Oklahoma Producers Interested in Providing Habitat for Monarch Butterflies Should Look to USDA NRCS for Assistance
With deadlines quickly approaching, the Regional Conservation Partnership Program (RCPP) administered by the USDA’s Natural Resources Conservation Service (NRCS) is partnering with Pheasants Forever and Quail Forever (PFQF) here in Oklahoma. PFQF is assisting Oklahoma’s farmers and ranchers to apply for a federal program that provides free technical and possible financial assistance to landowners wanting to manage portions of their property for monarch butterfly habitat.
“The Monarch is the iconic butterfly of North America and, like many other pollinators, their populations are declining. This must be a concern for all of us, as the food system we rely on requires pollinators,” said Gary O’Neill, Oklahoma State Conservationist for NRCS. Quail Forever biologists, in partnership with NRCS, work side-by-side with Oklahoma producers to develop a conservation plan tailored to the producer’s property. “These plans provide technical and possible access to financial assistance on how to use conservation practices to meet natural resource concerns and production goals,” said O’ Neill.
Leslie Elmore, a Wildlife Biologist with Quail Forever, states “Together we can reverse the trend to improve the habitat for the Monarch butterfly and additional pollinator species that are valuable to agriculture in Oklahoma.” The Farm Bill conservation practices that benefit monarch butterflies also can improve soil and water quality, control invasive species, and provide quality forage for livestock.
“There are many ways landowners can establish or enhance habitat for monarch butterflies on their property. Removing eastern redcedar allows native grasses and wildflowers to regenerate, prescribed burns benefit plants preferred by monarchs, and timely mowing or haying can encourage milkweed and wildflowers to bloom just in time for fall migration,” said Elmore.
As an example, producers interested in incorporating prescribed fire and redcedar removal into their operations may be most interested in the Environmental Quality Incentives Program (EQIP) that has an application deadline of April 17, 2020.
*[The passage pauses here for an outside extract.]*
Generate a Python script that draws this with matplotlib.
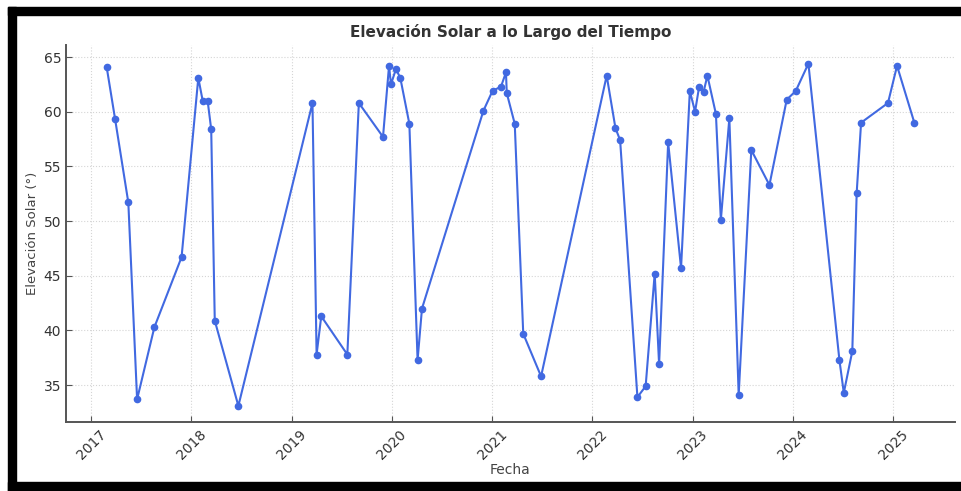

Producers can also plant native wildflower seeds along field borders or in under-productive areas of crop fields, in buffers along waterways, around wetlands, near barns or gardens, and other suitable locations. Farmers interested in planting nectar-rich plants, including milkweed, to fuel the monarch’s multi-generational migration may be eligible for assistance through the Monarch RCPP Conservation Stewardship Program (CSP) that has a May 29, 2020 application deadline.
Situated in the heart of the monarch’s migration corridor, Oklahoma is critically important to their survival. The following counties are counties eligible for Monarch RCPP funding: Alfalfa, Caddo, Canadian, Carter, Cleveland, Comanche, Cotton, Creek, Garfield, Garvin, Grady, Grant, Jefferson, Kay, Kingfisher, Lincoln, Logan, Love, McClain, Murray, Noble, Okfuskee, Oklahoma, Pawnee, Payne, Pottawatomie, Stephens. NRCS offers a wide variety of programs throughout Oklahoma that can help restore habitat and address resource concerns on private properties.
Currently the NRCS field offices are open by phone appointment only until further notice. NRCS staff are available to provide one-on-one, customer-specific assistance and take applications. If you specifically have a question about the Monarch program please contact Leslie Elmore at 405-714-8886 or firstname.lastname@example.org to discuss how you might improve Monarch habitat on your property. LOOKING for your office?
“How we manage our land in Oklahoma will directly impact the fate of the monarch migration that has occurred each spring and fall for eons,” said Elmore. “Many of us have childhood memories of seeing thousands of monarchs fill the sky. It is an amazing phenomenon and one we can preserve to share with future generations.”